▶ _Dataset section_:
......
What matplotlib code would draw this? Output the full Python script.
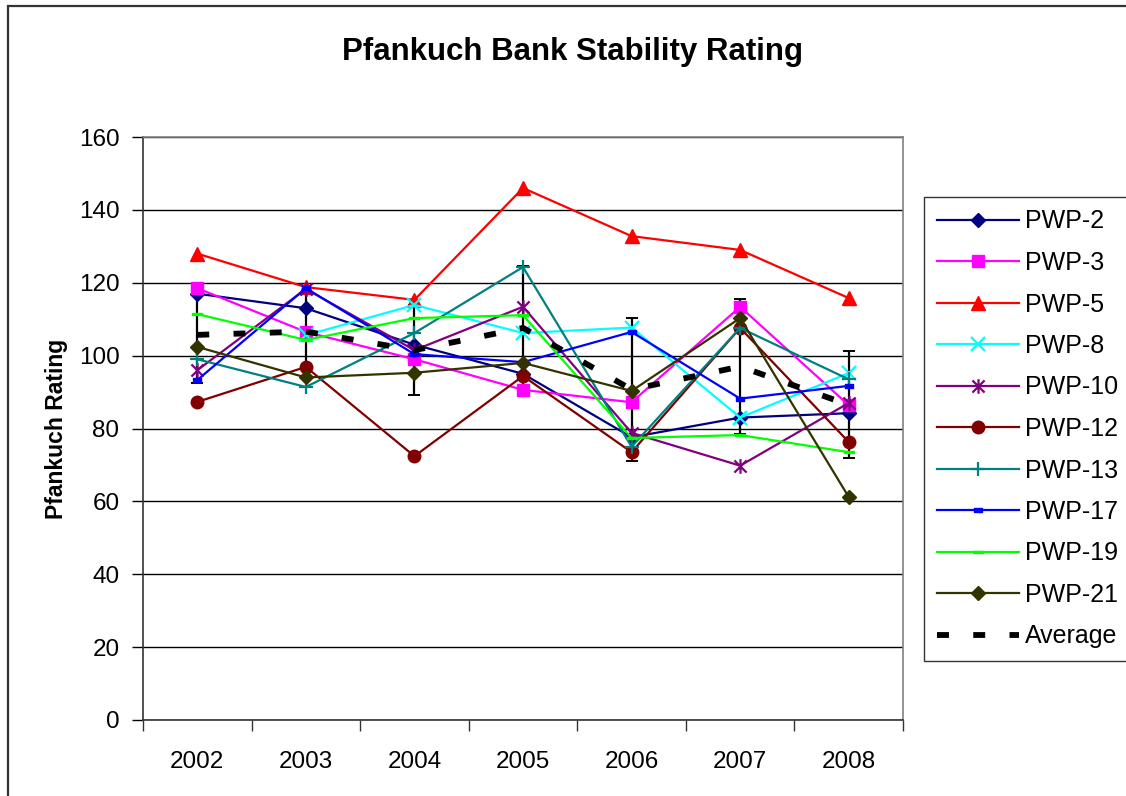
import numpy as np
import matplotlib
matplotlib.use("Agg")
import matplotlib.pyplot as plt
from matplotlib.path import Path
from matplotlib.patches import Rectangle

plt.rcParams['font.family'] = ['Liberation Sans', 'DejaVu Sans']
plt.rcParams['lines.scale_dashes'] = False

years = ["2002", "2003", "2004", "2005", "2006", "2007", "2008"]
pwp2 = [117, 113, 103, 95, 77.6, 83, 84.2]
pwp3 = [118.5, 106.5, 99, 90.6, 87.2, 113.4, 86.4]
pwp5 = [128, 118.8, 115.3, 146, 132.8, 129, 115.8]
pwp8 = [np.nan, 105.6, 113.9, 106.2, 107.7, 83, 95.2]
pwp10 = [96, 118.3, 101.5, 113.4, 78.8, 69.8, 87]
pwp12 = [87.3, 96.9, 72.4, 94.4, 73.5, 107.6, 76.3]
pwp13 = [99, 91.4, 106.2, 124.3, 75, 107.6, 93.5]
pwp17 = [93.3, 118.5, 100.4, 98.2, 106.5, 88.2, 91.7]
pwp19 = [111.4, 104.3, 110.3, 111.1, 77.4, 78.2, 73.5]
pwp21 = [102.4, 94, 95.3, 98, 90.3, 110.3, 61.2]
average = [105.7, 106.6, 101.5, 107.6, 90.7, 97.0, 86.5]
avg_err = [13.3, 10.3, 12.3, 17.0, 19.5, 18.5, 14.7]

asterisk = Path([(-1, -1), (1, 1), (-1, 1), (1, -1), (0, -1.2), (0, 1.2)],
                [Path.MOVETO, Path.LINETO, Path.MOVETO, Path.LINETO, Path.MOVETO, Path.LINETO])
short_bar = Path([(-1, -0.5), (1, -0.5), (1, 0.5), (-1, 0.5), (-1, -0.5)],
                 [Path.MOVETO, Path.LINETO, Path.LINETO, Path.LINETO, Path.CLOSEPOLY])
wide_bar = Path([(-1.5, -0.35), (1.5, -0.35), (1.5, 0.35), (-1.5, 0.35), (-1.5, -0.35)],
                [Path.MOVETO, Path.LINETO, Path.LINETO, Path.LINETO, Path.CLOSEPOLY])

series = [
    ("PWP-2", pwp2, "#000080", "D", 7.5, 1.0),
    ("PWP-3", pwp3, "#FF00FF", "s", 9, 1.0),
    ("PWP-5", pwp5, "#FF0000", "^", 10, 1.0),
    ("PWP-8", pwp8, "#00FFFF", "x", 9.5, 1.6),
    ("PWP-10", pwp10, "#800080", asterisk, 10.5, 1.6),
    ("PWP-12", pwp12, "#800000", "o", 9, 1.0),
    ("PWP-13", pwp13, "#008080", "+", 10.5, 1.6),
    ("PWP-17", pwp17, "#0000FF", short_bar, 6, 1.0),
    ("PWP-19", pwp19, "#00FF00", wide_bar, 7, 1.0),
    ("PWP-21", pwp21, "#333300", "D", 7.5, 1.0),
]

fig = plt.figure(figsize=(11.26, 7.96), dpi=100)
fig.patches.append(Rectangle((8 / 1126, -0.1), 1.2, 1 - 6 / 796 + 0.1, transform=fig.transFigure,
                             fill=False, edgecolor="#333333", linewidth=1.6))
ax = fig.add_axes([143 / 1126, 1 - 720 / 796, 760 / 1126, 583 / 796])

x = np.arange(len(years))
handles = []
for name, vals, col, mk, ms, mew in series:
    ln, = ax.plot(x, vals, color=col, marker=mk, markersize=ms, markeredgewidth=mew,
                  markerfacecolor=col, markeredgecolor=col, linewidth=1.6, label=name, zorder=3)
    handles.append(ln)

ax.errorbar(x, average, yerr=avg_err, fmt='none', ecolor='black', elinewidth=1.6,
            capsize=4.5, capthick=1.4, zorder=2)
avg_ln, = ax.plot(x, average, color='black', linewidth=4.2, dashes=(8.6, 17.5),
                  label="Average", zorder=4)
handles.append(avg_ln)

ax.set_xlim(-0.5, len(years) - 0.5)
ax.set_ylim(0, 160)
ax.set_yticks(np.arange(0, 161, 20))
ax.yaxis.grid(True, color='black', linewidth=1.0)
ax.set_axisbelow(True)
ax.set_xticks(x)
ax.set_xticklabels(years)
ax.set_xticks(np.arange(-0.5, len(years)), minor=True)
ax.tick_params(axis='x', which='major', length=0, pad=22, labelsize=17.5)
ax.tick_params(axis='x', which='minor', length=8, width=1, color='#333333', direction='out')
ax.tick_params(axis='y', which='major', length=8, width=1, direction='out', pad=9, labelsize=17.5)

for s in ['top', 'right']:
    ax.spines[s].set_color('#808080')
    ax.spines[s].set_linewidth(1.2)
for s in ['left', 'bottom']:
    ax.spines[s].set_color('#333333')
    ax.spines[s].set_linewidth(1.2)

ax.set_ylabel("Pfankuch Rating", fontsize=16.5, fontweight='bold', labelpad=8)
fig.text(572 / 1126, 1 - 52 / 796, "Pfankuch Bank Stability Rating", fontsize=22.5,
         fontweight='bold', ha='center', va='center')

leg = fig.legend(handles=handles, loc='upper left', bbox_to_anchor=(924 / 1126, 1 - 197 / 796),
                 borderaxespad=0, frameon=True, fancybox=False, fontsize=18,
                 handlelength=3.3, handletextpad=0.25, labelspacing=0.7, borderpad=0.5)
leg.get_frame().set_edgecolor('black')
leg.get_frame().set_linewidth(1.0)

fig.savefig("out.png", dpi=100)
......
▶ _Written instruction_: Your task is to reproduce exactly the lines from the start of the data above through the line containing "plt.rcParams['lines.scale_dashes'] = False", leaving every picture out.

▶ _Correct result_:
What matplotlib code would draw this? Output the full Python script.
import numpy as np
import matplotlib
matplotlib.use("Agg")
import matplotlib.pyplot as plt
from matplotlib.path import Path
from matplotlib.patches import Rectangle

plt.rcParams['font.family'] = ['Liberation Sans', 'DejaVu Sans']
plt.rcParams['lines.scale_dashes'] = False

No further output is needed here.